■ YOUR GOAL: Begin at the first line of the data and copy each line through the one containing "import plotly.graph_objects as go", that line included, with no pictures.

■ GIVEN INFORMATION:
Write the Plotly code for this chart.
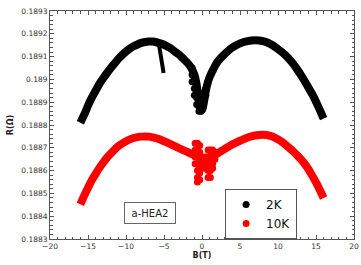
import plotly.graph_objects as go

# ---- data ----
B_2K = [-16, -15.5, -15, -14.5, -14, -13.5, -13, -12.5, -12, -11.5, -11, -10.5, -10, -9.5, -9, -8.5,
        -8, -7.5, -7, -6.5, -6, -5.5, -5, -4.5, -4, -3.5, -3, -2.5, -2, -1.5, -1, -0.75, -0.5, -0.25,
        0, 0.25, 0.5, 0.75, 1, 1.5, 2, 2.5, 3, 3.5, 4, 4.5, 5, 5.5, 6, 6.5, 7, 7.5, 8, 8.5, 9, 9.5,
        10, 10.5, 11, 11.5, 12, 12.5, 13, 13.5, 14, 14.5, 15, 15.5, 16]
R_2K = [0.188810, 0.188845, 0.188885, 0.188920, 0.188950, 0.188980, 0.189005, 0.189028, 0.189050,
        0.189070, 0.189090, 0.189107, 0.189122, 0.189135, 0.189145, 0.189153, 0.189160, 0.189164,
        0.189166, 0.189166, 0.189163, 0.189158, 0.189152, 0.189143, 0.189133, 0.189120, 0.189108,
        0.189092, 0.189076, 0.189055, 0.189020, 0.188985, 0.188930, 0.188880, 0.188865, 0.188900,
        0.188950, 0.188985, 0.189010, 0.189045, 0.189075, 0.189095, 0.189112, 0.189127, 0.189140,
        0.189150, 0.189158, 0.189164, 0.189168, 0.189171, 0.189172, 0.189171, 0.189168, 0.189163,
        0.189155, 0.189145, 0.189133, 0.189120, 0.189105, 0.189088, 0.189068, 0.189045, 0.189020,
        0.188993, 0.188964, 0.188935, 0.188902, 0.188866, 0.188828]

# scattered 2K points around zero field
B_2K_center = [-1.3, -1.3, -1.3, -1.0, -1.0, -1.0, -1.0, -0.7, -0.7, -0.7, -0.7,
               -0.4, -0.4, -0.4, -0.4, -0.1, -0.1, -0.1, 0.2, 0.2, 0.2, 0.5, 0.5]
R_2K_center = [0.18905, 0.18902, 0.18899, 0.18902, 0.18899, 0.18896, 0.18893,
               0.18898, 0.18895, 0.18892, 0.18889, 0.18894, 0.18891, 0.18888, 0.18886,
               0.18892, 0.18889, 0.18886, 0.18894, 0.18891, 0.18888, 0.18896, 0.18893]

# small spur in the 2K data near -5.5 T
B_2K_spur = [-5.65, -5.55, -5.45, -5.35, -5.25, -5.15, -5.05]
R_2K_spur = [0.189150, 0.189125, 0.189100, 0.189075, 0.189055, 0.189040, 0.189028]

B_10K = [-16, -15.5, -15, -14.5, -14, -13.5, -13, -12.5, -12, -11.5, -11, -10.5, -10, -9.5, -9, -8.5,
         -8, -7.5, -7, -6.5, -6, -5.5, -5, -4.5, -4, -3.5, -3, -2.5, -2, -1.5, -1, -0.5, 0, 0.5,
         1, 1.5, 2, 2.5, 3, 3.5, 4, 4.5, 5, 5.5, 6, 6.5, 7, 7.5, 8, 8.5, 9, 9.5, 10, 10.5, 11, 11.5,
         12, 12.5, 13, 13.5, 14, 14.5, 15, 15.5, 16]
R_10K = [0.188452, 0.188490, 0.188525, 0.188558, 0.188585, 0.188612, 0.188635, 0.188657, 0.188675,
         0.188692, 0.188707, 0.188719, 0.188729, 0.188737, 0.188743, 0.188747, 0.188749, 0.188750,
         0.188749, 0.188746, 0.188742, 0.188736, 0.188729, 0.188722, 0.188714, 0.188706, 0.188698,
         0.188690, 0.188683, 0.188675, 0.188668, 0.188662, 0.188655, 0.188655, 0.188660, 0.188665,
         0.188675, 0.188685, 0.188695, 0.188705, 0.188715, 0.188723, 0.188731, 0.188738, 0.188745,
         0.188750, 0.188754, 0.188756, 0.188757, 0.188756, 0.188752, 0.188746, 0.188737, 0.188726,
         0.188713, 0.188699, 0.188684, 0.188668, 0.188650, 0.188630, 0.188606, 0.188578, 0.188548,
         0.188515, 0.188480]

# scattered 10K points around zero field
B_10K_center = [-0.9, -0.9, -0.9, -0.9,
                -0.6, -0.6, -0.6, -0.6, -0.6, -0.6, -0.6,
                -0.3, -0.3, -0.3, -0.3, -0.3, -0.3,
                0.0, 0.0, 0.0, 0.4, 0.4, 0.4,
                0.8, 0.8, 0.8, 0.8, 0.8,
                1.1, 1.1, 1.1, 1.1, 1.1,
                1.4, 1.4, 1.4, 1.4, 1.7, 1.7]
R_10K_center = [0.18872, 0.18869, 0.18866, 0.18863,
                0.18872, 0.18869, 0.18866, 0.18863, 0.18860, 0.18857, 0.18855,
                0.18871, 0.18868, 0.18865, 0.18862, 0.18859, 0.18856,
                0.18866, 0.18863, 0.18861, 0.18866, 0.18863, 0.18861,
                0.18869, 0.18866, 0.18863, 0.18860, 0.18857,
                0.18869, 0.18866, 0.18863, 0.18860, 0.18857,
                0.18869, 0.18866, 0.18863, 0.18861, 0.18868, 0.18865]

x_tick_vals = [-20, -15, -10, -5, 0, 5, 10, 15, 20]
y_tick_vals = [0.1883, 0.1884, 0.1885, 0.1886, 0.1887, 0.1888, 0.1889, 0.1890, 0.1891, 0.1892, 0.1893]
y_tick_text = ["0.1883", "0.1884", "0.1885", "0.1886", "0.1887", "0.1888", "0.1889", "0.189",
               "0.1891", "0.1892", "0.1893"]

FONT = "DejaVu Sans"
AXC = "#555555"
BAND = 8

fig = go.Figure()
# 2K
fig.add_trace(go.Scatter(x=B_2K, y=R_2K, mode="lines", showlegend=False, legendgroup="2K",
                         line=dict(color="black", width=BAND, shape="spline", smoothing=0.6)))
fig.add_trace(go.Scatter(x=B_2K_spur, y=R_2K_spur, mode="lines", showlegend=False, legendgroup="2K",
                         line=dict(color="black", width=4)))
fig.add_trace(go.Scatter(x=B_2K_center, y=R_2K_center, mode="markers", name="2K", legendgroup="2K",
                         marker=dict(color="black", size=7, line=dict(width=0))))
# 10K
fig.add_trace(go.Scatter(x=B_10K, y=R_10K, mode="lines", showlegend=False, legendgroup="10K",
                         line=dict(color="#ff0000", width=BAND, shape="spline", smoothing=0.6)))
fig.add_trace(go.Scatter(x=B_10K_center, y=R_10K_center, mode="markers", name="10K", legendgroup="10K",
                         marker=dict(color="#ff0000", size=7, line=dict(width=0))))

axis_common = dict(showline=True, linecolor=AXC, linewidth=1, mirror="allticks",
                   ticks="inside", ticklen=4, tickcolor=AXC, showgrid=False, zeroline=False,
                   tickfont=dict(family=FONT, size=7.5, color="#333333"))

fig.update_xaxes(range=[-20, 20], tickvals=x_tick_vals,
                 minor=dict(dtick=1, ticks="inside", ticklen=2.5, tickcolor=AXC),
                 title=dict(text="<b>B(T)</b>", font=dict(family=FONT, size=8, color="#222"), standoff=2),
                 automargin=False, **axis_common)
fig.update_yaxes(range=[0.1883, 0.1893], tickvals=y_tick_vals, ticktext=y_tick_text,
                 minor=dict(dtick=0.00002, tick0=0.1883, ticks="inside", ticklen=2.5, tickcolor=AXC),
                 title=dict(text="<b>R(Ω)</b>", font=dict(family=FONT, size=8, color="#222"), standoff=6),
                 automargin=False, **axis_common)

fig.add_annotation(x=0.329, y=0.114, xref="paper", yref="paper", xanchor="center", yanchor="middle",
                   text="a-HEA2", showarrow=False, font=dict(family=FONT, size=10, color="#222"),
                   bordercolor="#666666", borderwidth=1, borderpad=3, bgcolor="white",
                   width=44, height=14)

fig.update_layout(
    width=361, height=265,
    margin=dict(l=50, r=7, t=11, b=26),
    paper_bgcolor="white", plot_bgcolor="white",
    showlegend=True,
    legend=dict(x=0.576, y=0.219, xanchor="left", yanchor="top",
                bordercolor="#555555", borderwidth=1, bgcolor="white",
                font=dict(family=FONT, size=12, color="#111"),
                itemwidth=30, tracegroupgap=0),
)

fig.write_html("out.html", config={"displayModeBar": False},
               post_script="document.body.style.margin='0px';")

■ SOLUTION BELOW:
Write the Plotly code for this chart.
import plotly.graph_objects as go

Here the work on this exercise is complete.